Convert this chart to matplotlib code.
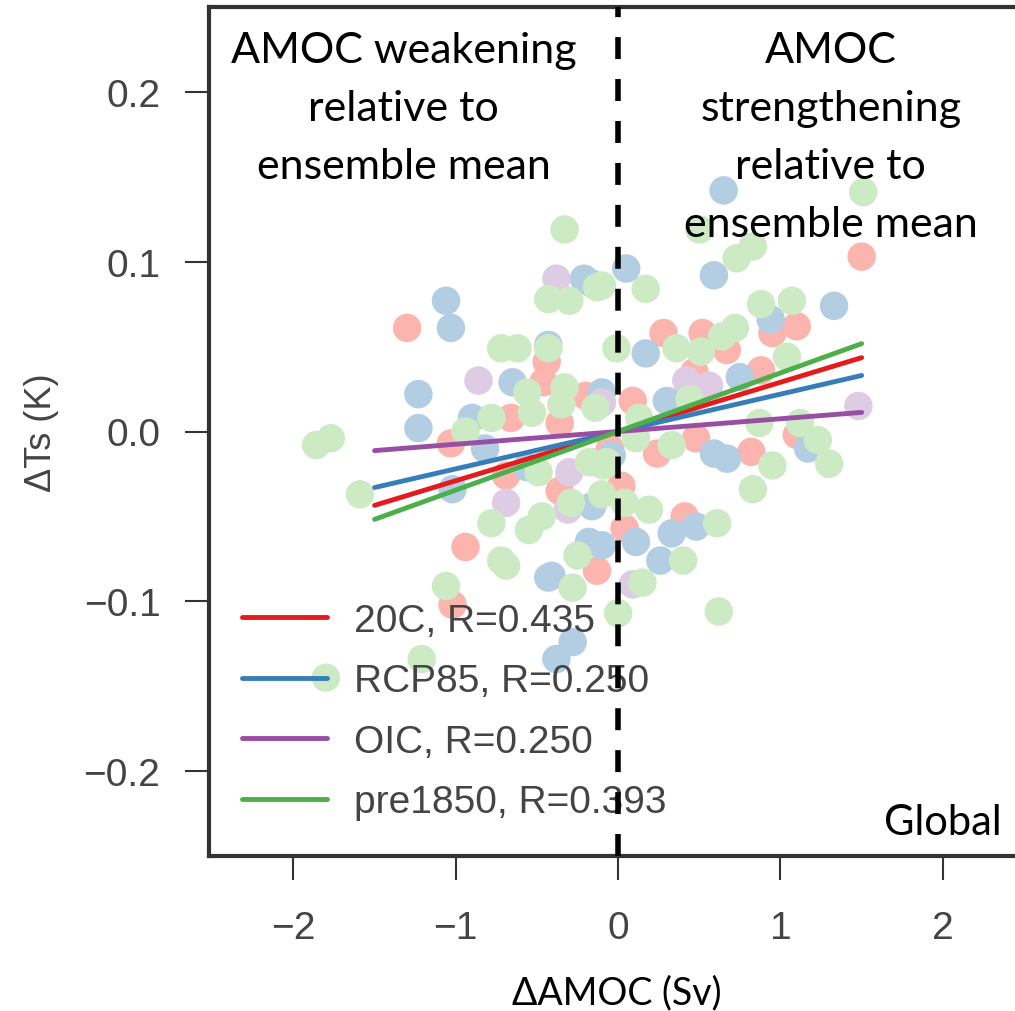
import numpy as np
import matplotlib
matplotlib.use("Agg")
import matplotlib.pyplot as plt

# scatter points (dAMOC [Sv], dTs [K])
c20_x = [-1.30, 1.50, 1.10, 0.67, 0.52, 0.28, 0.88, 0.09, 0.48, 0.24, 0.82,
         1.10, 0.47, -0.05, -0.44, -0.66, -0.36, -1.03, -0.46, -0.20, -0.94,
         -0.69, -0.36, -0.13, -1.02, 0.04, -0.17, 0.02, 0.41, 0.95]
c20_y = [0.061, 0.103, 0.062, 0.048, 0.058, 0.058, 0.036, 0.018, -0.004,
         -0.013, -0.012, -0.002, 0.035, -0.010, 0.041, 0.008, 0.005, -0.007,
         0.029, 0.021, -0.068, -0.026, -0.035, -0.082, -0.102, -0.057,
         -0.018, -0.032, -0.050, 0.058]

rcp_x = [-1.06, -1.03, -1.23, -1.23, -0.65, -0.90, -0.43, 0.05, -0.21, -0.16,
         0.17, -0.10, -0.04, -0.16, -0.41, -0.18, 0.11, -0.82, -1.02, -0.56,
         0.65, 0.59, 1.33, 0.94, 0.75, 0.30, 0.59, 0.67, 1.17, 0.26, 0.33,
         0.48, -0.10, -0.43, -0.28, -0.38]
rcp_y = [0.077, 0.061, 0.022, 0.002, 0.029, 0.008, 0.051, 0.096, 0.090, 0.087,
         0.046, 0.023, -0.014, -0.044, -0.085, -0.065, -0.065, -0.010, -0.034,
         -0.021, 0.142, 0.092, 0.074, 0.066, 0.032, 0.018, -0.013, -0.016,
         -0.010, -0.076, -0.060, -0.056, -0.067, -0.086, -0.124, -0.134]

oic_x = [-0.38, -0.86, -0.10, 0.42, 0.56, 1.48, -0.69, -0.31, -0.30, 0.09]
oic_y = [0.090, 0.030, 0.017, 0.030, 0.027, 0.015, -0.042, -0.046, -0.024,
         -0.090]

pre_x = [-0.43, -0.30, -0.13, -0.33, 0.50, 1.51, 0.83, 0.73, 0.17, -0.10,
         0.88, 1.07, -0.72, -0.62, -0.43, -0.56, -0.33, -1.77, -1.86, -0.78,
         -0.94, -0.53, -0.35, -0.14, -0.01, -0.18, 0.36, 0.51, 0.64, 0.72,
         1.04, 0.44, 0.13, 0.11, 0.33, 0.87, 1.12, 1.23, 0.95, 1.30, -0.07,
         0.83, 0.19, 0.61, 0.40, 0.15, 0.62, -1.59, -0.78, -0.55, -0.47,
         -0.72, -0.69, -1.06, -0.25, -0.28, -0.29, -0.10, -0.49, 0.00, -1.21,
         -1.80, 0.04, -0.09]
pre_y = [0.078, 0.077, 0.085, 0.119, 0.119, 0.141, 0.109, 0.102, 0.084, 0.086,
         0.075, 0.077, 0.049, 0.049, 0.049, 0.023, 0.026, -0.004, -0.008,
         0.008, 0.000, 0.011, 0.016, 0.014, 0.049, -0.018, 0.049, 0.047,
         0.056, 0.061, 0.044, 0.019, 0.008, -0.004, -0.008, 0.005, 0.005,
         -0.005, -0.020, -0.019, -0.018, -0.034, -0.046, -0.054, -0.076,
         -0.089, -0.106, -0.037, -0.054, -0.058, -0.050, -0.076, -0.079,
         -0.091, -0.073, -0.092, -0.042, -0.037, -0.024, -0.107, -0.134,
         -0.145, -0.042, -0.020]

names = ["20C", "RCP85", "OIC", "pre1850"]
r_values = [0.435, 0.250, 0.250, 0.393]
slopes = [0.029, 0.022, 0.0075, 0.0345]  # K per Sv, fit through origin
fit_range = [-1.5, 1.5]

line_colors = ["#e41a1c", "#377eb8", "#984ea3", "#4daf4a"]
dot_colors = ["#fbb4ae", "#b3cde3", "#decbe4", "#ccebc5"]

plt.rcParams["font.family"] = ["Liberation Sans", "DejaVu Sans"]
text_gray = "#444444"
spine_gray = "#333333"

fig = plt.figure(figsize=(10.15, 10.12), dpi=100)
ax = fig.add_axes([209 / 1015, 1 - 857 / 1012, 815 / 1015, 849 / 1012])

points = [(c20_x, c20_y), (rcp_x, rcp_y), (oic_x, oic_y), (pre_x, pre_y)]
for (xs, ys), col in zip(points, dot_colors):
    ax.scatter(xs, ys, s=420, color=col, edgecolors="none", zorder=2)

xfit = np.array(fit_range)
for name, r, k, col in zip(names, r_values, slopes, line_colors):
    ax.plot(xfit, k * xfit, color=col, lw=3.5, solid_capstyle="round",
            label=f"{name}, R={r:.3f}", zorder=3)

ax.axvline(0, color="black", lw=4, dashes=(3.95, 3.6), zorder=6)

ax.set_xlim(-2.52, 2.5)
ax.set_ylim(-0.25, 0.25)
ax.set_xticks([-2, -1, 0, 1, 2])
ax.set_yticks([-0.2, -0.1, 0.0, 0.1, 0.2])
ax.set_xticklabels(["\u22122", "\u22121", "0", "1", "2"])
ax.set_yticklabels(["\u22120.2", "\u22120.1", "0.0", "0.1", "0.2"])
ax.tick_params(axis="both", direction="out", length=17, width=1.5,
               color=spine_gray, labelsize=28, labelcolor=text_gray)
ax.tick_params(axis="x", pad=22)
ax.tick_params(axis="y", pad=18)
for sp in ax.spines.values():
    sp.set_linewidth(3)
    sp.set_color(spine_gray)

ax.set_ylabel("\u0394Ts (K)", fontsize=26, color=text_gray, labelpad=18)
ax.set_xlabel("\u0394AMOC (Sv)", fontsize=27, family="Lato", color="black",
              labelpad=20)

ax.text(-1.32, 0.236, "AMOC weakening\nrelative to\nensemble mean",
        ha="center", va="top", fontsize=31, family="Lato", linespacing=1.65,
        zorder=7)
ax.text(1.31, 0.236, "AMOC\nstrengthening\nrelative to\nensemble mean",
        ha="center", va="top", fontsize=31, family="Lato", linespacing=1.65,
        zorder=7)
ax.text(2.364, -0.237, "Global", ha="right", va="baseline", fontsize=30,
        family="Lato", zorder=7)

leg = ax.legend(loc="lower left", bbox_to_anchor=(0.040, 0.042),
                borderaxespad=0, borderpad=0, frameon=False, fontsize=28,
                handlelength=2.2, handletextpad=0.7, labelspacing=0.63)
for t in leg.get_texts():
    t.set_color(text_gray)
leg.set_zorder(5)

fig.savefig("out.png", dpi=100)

#### What is needed:
Give every line above again exactly, with no pictures.

#### Exercise response:
Convert this chart to matplotlib code.
import numpy as np
import matplotlib
matplotlib.use("Agg")
import matplotlib.pyplot as plt

# scatter points (dAMOC [Sv], dTs [K])
c20_x = [-1.30, 1.50, 1.10, 0.67, 0.52, 0.28, 0.88, 0.09, 0.48, 0.24, 0.82,
         1.10, 0.47, -0.05, -0.44, -0.66, -0.36, -1.03, -0.46, -0.20, -0.94,
         -0.69, -0.36, -0.13, -1.02, 0.04, -0.17, 0.02, 0.41, 0.95]
c20_y = [0.061, 0.103, 0.062, 0.048, 0.058, 0.058, 0.036, 0.018, -0.004,
         -0.013, -0.012, -0.002, 0.035, -0.010, 0.041, 0.008, 0.005, -0.007,
         0.029, 0.021, -0.068, -0.026, -0.035, -0.082, -0.102, -0.057,
         -0.018, -0.032, -0.050, 0.058]

rcp_x = [-1.06, -1.03, -1.23, -1.23, -0.65, -0.90, -0.43, 0.05, -0.21, -0.16,
         0.17, -0.10, -0.04, -0.16, -0.41, -0.18, 0.11, -0.82, -1.02, -0.56,
         0.65, 0.59, 1.33, 0.94, 0.75, 0.30, 0.59, 0.67, 1.17, 0.26, 0.33,
         0.48, -0.10, -0.43, -0.28, -0.38]
rcp_y = [0.077, 0.061, 0.022, 0.002, 0.029, 0.008, 0.051, 0.096, 0.090, 0.087,
         0.046, 0.023, -0.014, -0.044, -0.085, -0.065, -0.065, -0.010, -0.034,
         -0.021, 0.142, 0.092, 0.074, 0.066, 0.032, 0.018, -0.013, -0.016,
         -0.010, -0.076, -0.060, -0.056, -0.067, -0.086, -0.124, -0.134]

oic_x = [-0.38, -0.86, -0.10, 0.42, 0.56, 1.48, -0.69, -0.31, -0.30, 0.09]
oic_y = [0.090, 0.030, 0.017, 0.030, 0.027, 0.015, -0.042, -0.046, -0.024,
         -0.090]

pre_x = [-0.43, -0.30, -0.13, -0.33, 0.50, 1.51, 0.83, 0.73, 0.17, -0.10,
         0.88, 1.07, -0.72, -0.62, -0.43, -0.56, -0.33, -1.77, -1.86, -0.78,
         -0.94, -0.53, -0.35, -0.14, -0.01, -0.18, 0.36, 0.51, 0.64, 0.72,
         1.04, 0.44, 0.13, 0.11, 0.33, 0.87, 1.12, 1.23, 0.95, 1.30, -0.07,
         0.83, 0.19, 0.61, 0.40, 0.15, 0.62, -1.59, -0.78, -0.55, -0.47,
         -0.72, -0.69, -1.06, -0.25, -0.28, -0.29, -0.10, -0.49, 0.00, -1.21,
         -1.80, 0.04, -0.09]
pre_y = [0.078, 0.077, 0.085, 0.119, 0.119, 0.141, 0.109, 0.102, 0.084, 0.086,
         0.075, 0.077, 0.049, 0.049, 0.049, 0.023, 0.026, -0.004, -0.008,
         0.008, 0.000, 0.011, 0.016, 0.014, 0.049, -0.018, 0.049, 0.047,
         0.056, 0.061, 0.044, 0.019, 0.008, -0.004, -0.008, 0.005, 0.005,
         -0.005, -0.020, -0.019, -0.018, -0.034, -0.046, -0.054, -0.076,
         -0.089, -0.106, -0.037, -0.054, -0.058, -0.050, -0.076, -0.079,
         -0.091, -0.073, -0.092, -0.042, -0.037, -0.024, -0.107, -0.134,
         -0.145, -0.042, -0.020]

names = ["20C", "RCP85", "OIC", "pre1850"]
r_values = [0.435, 0.250, 0.250, 0.393]
slopes = [0.029, 0.022, 0.0075, 0.0345]  # K per Sv, fit through origin
fit_range = [-1.5, 1.5]

line_colors = ["#e41a1c", "#377eb8", "#984ea3", "#4daf4a"]
dot_colors = ["#fbb4ae", "#b3cde3", "#decbe4", "#ccebc5"]

plt.rcParams["font.family"] = ["Liberation Sans", "DejaVu Sans"]
text_gray = "#444444"
spine_gray = "#333333"

fig = plt.figure(figsize=(10.15, 10.12), dpi=100)
ax = fig.add_axes([209 / 1015, 1 - 857 / 1012, 815 / 1015, 849 / 1012])

points = [(c20_x, c20_y), (rcp_x, rcp_y), (oic_x, oic_y), (pre_x, pre_y)]
for (xs, ys), col in zip(points, dot_colors):
    ax.scatter(xs, ys, s=420, color=col, edgecolors="none", zorder=2)

xfit = np.array(fit_range)
for name, r, k, col in zip(names, r_values, slopes, line_colors):
    ax.plot(xfit, k * xfit, color=col, lw=3.5, solid_capstyle="round",
            label=f"{name}, R={r:.3f}", zorder=3)

ax.axvline(0, color="black", lw=4, dashes=(3.95, 3.6), zorder=6)

ax.set_xlim(-2.52, 2.5)
ax.set_ylim(-0.25, 0.25)
ax.set_xticks([-2, -1, 0, 1, 2])
ax.set_yticks([-0.2, -0.1, 0.0, 0.1, 0.2])
ax.set_xticklabels(["\u22122", "\u22121", "0", "1", "2"])
ax.set_yticklabels(["\u22120.2", "\u22120.1", "0.0", "0.1", "0.2"])
ax.tick_params(axis="both", direction="out", length=17, width=1.5,
               color=spine_gray, labelsize=28, labelcolor=text_gray)
ax.tick_params(axis="x", pad=22)
ax.tick_params(axis="y", pad=18)
for sp in ax.spines.values():
    sp.set_linewidth(3)
    sp.set_color(spine_gray)

ax.set_ylabel("\u0394Ts (K)", fontsize=26, color=text_gray, labelpad=18)
ax.set_xlabel("\u0394AMOC (Sv)", fontsize=27, family="Lato", color="black",
              labelpad=20)

ax.text(-1.32, 0.236, "AMOC weakening\nrelative to\nensemble mean",
        ha="center", va="top", fontsize=31, family="Lato", linespacing=1.65,
        zorder=7)
ax.text(1.31, 0.236, "AMOC\nstrengthening\nrelative to\nensemble mean",
        ha="center", va="top", fontsize=31, family="Lato", linespacing=1.65,
        zorder=7)
ax.text(2.364, -0.237, "Global", ha="right", va="baseline", fontsize=30,
        family="Lato", zorder=7)

leg = ax.legend(loc="lower left", bbox_to_anchor=(0.040, 0.042),
                borderaxespad=0, borderpad=0, frameon=False, fontsize=28,
                handlelength=2.2, handletextpad=0.7, labelspacing=0.63)
for t in leg.get_texts():
    t.set_color(text_gray)
leg.set_zorder(5)

fig.savefig("out.png", dpi=100)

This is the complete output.